In all cases when we established Learning Leadership in a subject area staff were initially consulted to identify what they felt were common issues and challenges that first-years often face with course material. They usually suggested topic areas which, from their experience, would be useful to consider and address in the Learning Leadership sessions. This was often useful, helping the Learning Leaders, in discussions with the Student Development Officer, to tie their sessions in with course demands. Thus, while no staff were present at the Learning Leaders’ sessions, examples of topics suggested by course teaching teams were frequently considered and foregrounded. These, commonly, coincided closely with students’ views of important topic areas to discuss. They included, for instance:
- Helping first-years to see the point of preparing for seminars and reading widely
- Helping first-years to make the most of their professional placements
- Improving induction week events by involving Learning Leaders directly in the design and delivery of activities to heighten first-years’ sense of the academic relevance of social activities
- Helping first- years to develop academic report writing
- Helping first-years to develop appropriate presentation content
In addition, specific academics from the relevant subject area became champions of the scheme, shadowing the Student Development Officer during the key stages of its introduction andgoing along to the student mentor- training. This meant that, when the time came to hand-over the scheme entirely to the programme area, the academics responsible for sustaining Learning Leadership were familiar with its philosophy, principles and approach.
Good Practice in Learning Leadership sessions
In an ideal Learning Leadership session there was ample opportunity for lively discussion and sharing of experiences between the two year-groups, leading to a deeper appreciation of effective approaches to course subject matter. The Learning Leaders did not directly explain their understanding of course material but, instead, learned to redirect questions to the wider group to prompt dialogue and encourage the first-years to construct knowledge for themselves, rather than passively receive information.
Examples of Learning Leadership schemes that we initiated included large scale programmes such as Exempting Law, Pre-Registration Nursing and Physiotherapy.

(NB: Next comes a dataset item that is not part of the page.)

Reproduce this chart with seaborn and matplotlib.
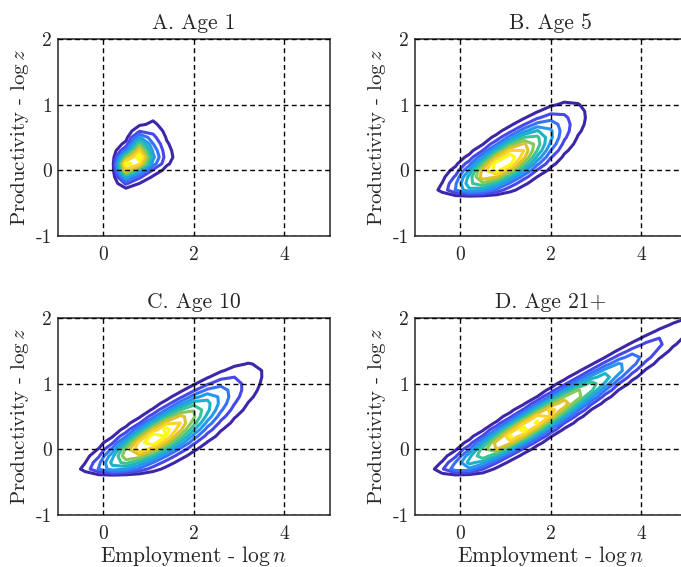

This guide has offered a broad overview of the underpinning philosophy of Learning Leadership and the key principles we based our model upon, together with a few examples of the diverse ways in which we originally introduced it into a range of subject areas. At this point the Student Development Officer took prime responsibility for the development of each scheme and adopted an extremely proactive role in the delivery of the events associated with the scheme. For instance, she worked directly with students to train all the volunteer Learning Leaders, and she ran sessions which prepared the first-years to make the most of the opportunity. The operational aspects of her approach can be read in detail in the partner guide, Putting Learning Leadership Into Practice, which also outlines the ways in which the scheme, importantly, became tailored to the immediate context of each subject-area by an iterative process of partnership working involving staff and students.
As stated earlier, in the interests of embedding and sustainability, however, subsequent iterations of Learning Leadership necessarily became the prime responsibility of academic champions in the relevant subject area. These, largely, were academics who, having shadowed the Student Development Officer through the initial launch of the scheme, were extremely familiar with the scheme itself, but who also, importantly, appreciate the nuances and academic challenges of the disciplinary area in each case.